# Goal of the exercise
Print nothing but the lines from the start of the listing below through the line that contains "0, name: 'Plane". Do not include the pictures.

-- Start of Collected data --

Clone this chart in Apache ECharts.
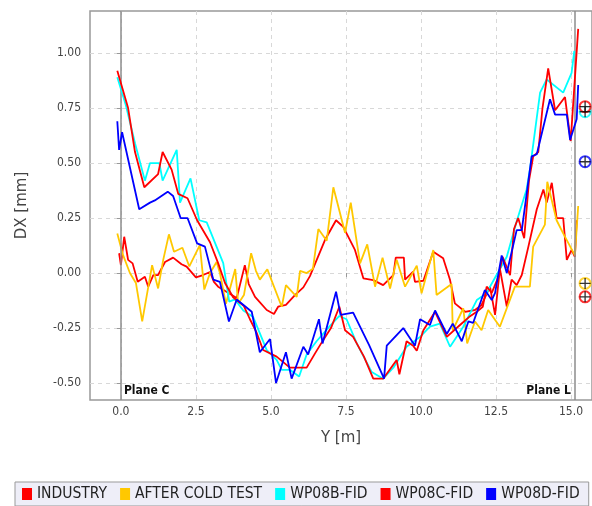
<!DOCTYPE html>
<html><head><meta charset="utf-8">
<script src="https://cdn.jsdelivr.net/npm/echarts@6/dist/echarts.min.js"></script>
<style>html,body{margin:0;padding:0;background:#fff}#c{width:592px;height:506px}</style>
</head><body><div id="c"></div>
<script>
const seriesNames = ['INDUSTRY', 'AFTER COLD TEST', 'WP08B-FID', 'WP08C-FID', 'WP08D-FID'];
const seriesColors = ['#ff0000', '#ffc800', '#00ffff', '#ff0000', '#0000ff'];
const xTicks = [0, 2.5, 5, 7.5, 10, 12.5, 15];
const yTicks = [-0.5, -0.25, 0, 0.25, 0.5, 0.75, 1.0];
const planes = [{x: 0, name: 'Plane C'}, {x: 15.13, name: 'Plane L'}];

const industry = [[-0.06,0.09],[0.0,0.036],[0.11,0.165],[0.24,0.06],[0.39,0.044],[0.56,-0.04],[0.8,-0.017],[0.91,-0.062],[1.08,-0.009],[1.24,-0.009],[1.47,0.05],[1.74,0.07],[2.02,0.04],[2.19,0.029],[2.5,-0.02],[2.74,-0.009],[2.97,0.005],[3.1,-0.04],[3.24,-0.062],[3.6,-0.092],[3.86,-0.113],[4.13,0.036],[4.26,-0.05],[4.47,-0.108],[4.86,-0.168],[5.1,-0.186],[5.24,-0.153],[5.5,-0.145],[5.8,-0.1],[6.08,-0.065],[6.3,-0.014],[6.8,0.15],[7.17,0.24],[7.41,0.21],[7.8,0.105],[8.08,-0.024],[8.41,-0.032],[8.74,-0.055],[9.08,-0.009],[9.16,0.07],[9.43,0.07],[9.47,-0.03],[9.74,0.006],[9.8,-0.04],[10.08,-0.035],[10.41,0.097],[10.74,0.067],[10.97,-0.032],[11.13,-0.138],[11.47,-0.176],[11.8,-0.168],[12.02,-0.145],[12.3,-0.062],[12.47,-0.19],[12.63,0.02],[12.86,-0.153],[13.02,-0.03],[13.19,-0.055],[13.36,-0.009],[13.58,0.12],[13.86,0.29],[14.08,0.38],[14.19,0.32],[14.36,0.41],[14.52,0.25],[14.74,0.25],[14.86,0.06],[15.02,0.105],[15.13,0.074],[15.19,0.24]];
const afterCold = [[-0.12,0.18],[0.06,0.086],[0.3,0.0],[0.5,-0.045],[0.71,-0.22],[1.04,0.036],[1.24,-0.07],[1.41,0.06],[1.6,0.176],[1.77,0.097],[2.05,0.115],[2.28,0.03],[2.63,0.127],[2.78,-0.075],[2.97,0.0],[3.19,0.05],[3.3,0.0],[3.5,-0.14],[3.81,0.018],[3.91,-0.14],[4.1,-0.1],[4.34,0.09],[4.5,0.01],[4.63,-0.03],[4.88,0.017],[5.36,-0.153],[5.5,-0.055],[5.86,-0.108],[5.97,0.01],[6.19,0.0],[6.4,0.02],[6.58,0.2],[6.86,0.147],[7.08,0.39],[7.47,0.183],[7.66,0.32],[7.97,0.044],[8.21,0.13],[8.47,-0.062],[8.72,0.07],[8.97,-0.07],[9.19,0.06],[9.47,-0.062],[9.86,0.034],[10.02,-0.092],[10.41,0.105],[10.52,-0.1],[11.02,-0.05],[11.06,-0.26],[11.41,-0.16],[11.54,-0.32],[11.8,-0.22],[12.02,-0.26],[12.24,-0.168],[12.63,-0.244],[13.13,-0.062],[13.63,-0.062],[13.74,0.12],[14.13,0.22],[14.21,0.415],[14.52,0.24],[14.74,0.18],[15.13,0.08],[15.24,0.305]];
const wp08b = [[-0.12,0.89],[0.17,0.76],[0.47,0.59],[0.8,0.42],[0.97,0.5],[1.28,0.5],[1.39,0.42],[1.86,0.56],[1.97,0.32],[2.32,0.43],[2.61,0.24],[2.86,0.23],[3.41,0.045],[3.61,-0.13],[3.8,-0.12],[4.08,-0.17],[4.41,-0.2],[4.86,-0.35],[5.19,-0.395],[5.36,-0.44],[5.63,-0.44],[5.94,-0.47],[6.19,-0.37],[6.52,-0.31],[6.97,-0.24],[7.28,-0.195],[7.52,-0.21],[7.86,-0.32],[8.36,-0.45],[8.74,-0.48],[9.08,-0.43],[9.52,-0.335],[9.97,-0.29],[10.3,-0.244],[10.63,-0.23],[10.97,-0.335],[11.41,-0.244],[11.86,-0.123],[12.19,-0.092],[12.3,-0.062],[12.86,0.074],[13.19,0.235],[13.52,0.38],[13.63,0.47],[13.97,0.82],[14.19,0.88],[14.74,0.82],[15.02,0.91],[15.11,1.01]];
const wp08c = [[-0.12,0.92],[0.24,0.75],[0.47,0.55],[0.78,0.39],[1.24,0.45],[1.39,0.55],[1.69,0.47],[1.91,0.36],[2.22,0.34],[2.54,0.24],[2.97,0.14],[3.24,0.045],[3.47,-0.045],[3.74,-0.11],[4.1,-0.15],[4.3,-0.21],[4.52,-0.27],[4.74,-0.35],[5.19,-0.38],[5.63,-0.43],[6.19,-0.43],[6.47,-0.365],[6.74,-0.305],[7.0,-0.25],[7.28,-0.153],[7.47,-0.26],[7.74,-0.29],[8.1,-0.38],[8.41,-0.48],[8.74,-0.48],[9.19,-0.395],[9.28,-0.46],[9.52,-0.31],[9.74,-0.33],[9.86,-0.353],[10.08,-0.26],[10.47,-0.176],[10.86,-0.29],[11.3,-0.236],[11.6,-0.2],[11.86,-0.176],[12.06,-0.153],[12.19,-0.062],[12.36,-0.09],[12.58,-0.017],[12.72,0.074],[12.97,-0.01],[13.1,0.2],[13.24,0.25],[13.44,0.158],[13.6,0.42],[13.74,0.53],[13.91,0.55],[14.05,0.75],[14.24,0.93],[14.47,0.74],[14.8,0.8],[14.99,0.6],[15.24,1.11]];
const wp08d = [[-0.12,0.69],[-0.06,0.56],[0.04,0.64],[0.61,0.29],[0.97,0.32],[1.13,0.33],[1.56,0.37],[1.74,0.35],[1.99,0.25],[2.22,0.25],[2.54,0.135],[2.8,0.12],[3.08,-0.03],[3.3,-0.04],[3.6,-0.22],[3.86,-0.12],[4.36,-0.176],[4.63,-0.36],[4.97,-0.3],[5.17,-0.5],[5.5,-0.36],[5.69,-0.48],[6.08,-0.335],[6.24,-0.37],[6.6,-0.21],[6.72,-0.32],[7.17,-0.085],[7.32,-0.19],[7.74,-0.18],[8.28,-0.33],[8.77,-0.48],[8.86,-0.33],[9.41,-0.25],[9.8,-0.33],[9.97,-0.21],[10.3,-0.236],[10.47,-0.17],[10.86,-0.277],[11.06,-0.23],[11.36,-0.31],[11.58,-0.22],[11.74,-0.226],[12.13,-0.077],[12.36,-0.123],[12.47,-0.09],[12.69,0.08],[12.86,0.0],[13.19,0.195],[13.36,0.195],[13.69,0.53],[13.86,0.54],[14.3,0.79],[14.47,0.72],[14.86,0.72],[14.97,0.605],[15.19,0.7],[15.24,0.855]];
const seriesData = [industry, afterCold, wp08b, wp08c, wp08d];

// markers at the right edge
const markerX = 15.47;
const markerY = [0.733, 0.756, 0.506, -0.047, -0.108];
const markerSeries = [2, 0, 4, 1, 3];

const FONT = '"DejaVu Sans Condensed", "DejaVu Sans", sans-serif';
const chart = echarts.init(document.getElementById('c'));

const series = seriesNames.map((n, i) => ({
  name: n, type: 'line', data: seriesData[i], showSymbol: false, symbol: 'none',
  lineStyle: {color: seriesColors[i], width: 1.8}, itemStyle: {color: seriesColors[i]},
  animation: false, z: 3 + i
}));
series.push({
  type: 'line', data: [], silent: true, animation: false,
  markLine: {
    symbol: 'none', silent: true, animation: false,
    lineStyle: {color: '#8c8c8c', width: 1.5, type: 'solid'},
    label: {show: false},
    data: planes.map(p => ({xAxis: p.x}))
  }
});
series.push({
  type: 'scatter', silent: true, animation: false, z: 20,
  data: markerY.map((v, i) => ({value: [markerX, v], itemStyle: {borderColor: seriesColors[markerSeries[i]]}})),
  symbol: 'circle', symbolSize: 11,
  itemStyle: {color: '#ffffff', borderWidth: 2}
});
series.push({
  type: 'scatter', silent: true, animation: false, z: 21,
  data: markerY.map(v => [markerX, v]),
  symbol: 'path://M0,4.4h10v1.2h-10z M4.4,0h1.2v10h-1.2z', symbolSize: 11,
  itemStyle: {color: '#000000'}
});

chart.setOption({
  animation: false,
  textStyle: {fontFamily: FONT},
  grid: {left: 90, top: 11, right: 0, bottom: 106, show: true, borderColor: '#999999', borderWidth: 1.5, backgroundColor: '#ffffff'},
  legend: {
    data: seriesNames, left: 15, bottom: 0,
    backgroundColor: '#eeeef8', borderColor: '#999999', borderWidth: 1, padding: [4, 9, 4, 7],
    icon: 'rect', itemWidth: 10, itemHeight: 12, itemGap: 13,
    textStyle: {fontFamily: FONT, fontSize: 15.5, color: '#222222'}
  },
  xAxis: {
    type: 'value', min: -1.03, max: 15.70,
    name: 'Y [m]', nameLocation: 'middle', nameGap: 31,
    nameTextStyle: {fontFamily: '"DejaVu Sans", sans-serif', fontSize: 15, color: '#444444'},
    axisLine: {show: false},
    axisTick: {show: true, length: 4, lineStyle: {color: '#999999'}, customValues: xTicks},
    axisLabel: {customValues: xTicks, formatter: v => Number(v).toFixed(1), fontSize: 12, color: '#444444', margin: 6, fontFamily: FONT},
    splitLine: {show: true, lineStyle: {color: '#d8d8d8', type: [4, 4], width: 1}}
  },
  yAxis: {
    type: 'value', min: -0.577, max: 1.191,
    name: 'DX [mm]', nameLocation: 'middle', nameGap: 60, nameRotate: 90,
    nameTextStyle: {fontFamily: '"DejaVu Sans", sans-serif', fontSize: 15, color: '#444444'},
    axisLine: {show: false},
    axisTick: {show: true, length: 4, lineStyle: {color: '#999999'}, customValues: yTicks},
    axisLabel: {customValues: yTicks, formatter: v => Number(v).toFixed(2), fontSize: 12, color: '#444444', margin: 9, fontFamily: FONT},
    splitLine: {show: true, lineStyle: {color: '#d8d8d8', type: [4, 4], width: 1}}
  },
  series: series
});

// plane labels
const graphics = planes.map((p, i) => {
  const pt = chart.convertToPixel({gridIndex: 0}, [p.x, -0.577]);
  return {
    type: 'text', z: 50,
    x: i === 0 ? pt[0] + 3 : pt[0] - 4, y: pt[1] - 3,
    style: {text: p.name, font: 'bold 12px ' + FONT, fill: '#111111',
      textAlign: i === 0 ? 'left' : 'right', textVerticalAlign: 'bottom'}
  };
});
chart.setOption({graphic: graphics});
</script></body></html>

-- End of Collected data --

# Correct answer
Clone this chart in Apache ECharts.
<!DOCTYPE html>
<html><head><meta charset="utf-8">
<script src="https://cdn.jsdelivr.net/npm/echarts@6/dist/echarts.min.js"></script>
<style>html,body{margin:0;padding:0;background:#fff}#c{width:592px;height:506px}</style>
</head><body><div id="c"></div>
<script>
const seriesNames = ['INDUSTRY', 'AFTER COLD TEST', 'WP08B-FID', 'WP08C-FID', 'WP08D-FID'];
const seriesColors = ['#ff0000', '#ffc800', '#00ffff', '#ff0000', '#0000ff'];
const xTicks = [0, 2.5, 5, 7.5, 10, 12.5, 15];
const yTicks = [-0.5, -0.25, 0, 0.25, 0.5, 0.75, 1.0];
const planes = [{x: 0, name: 'Plane C'}, {x: 15.13, name: 'Plane L'}];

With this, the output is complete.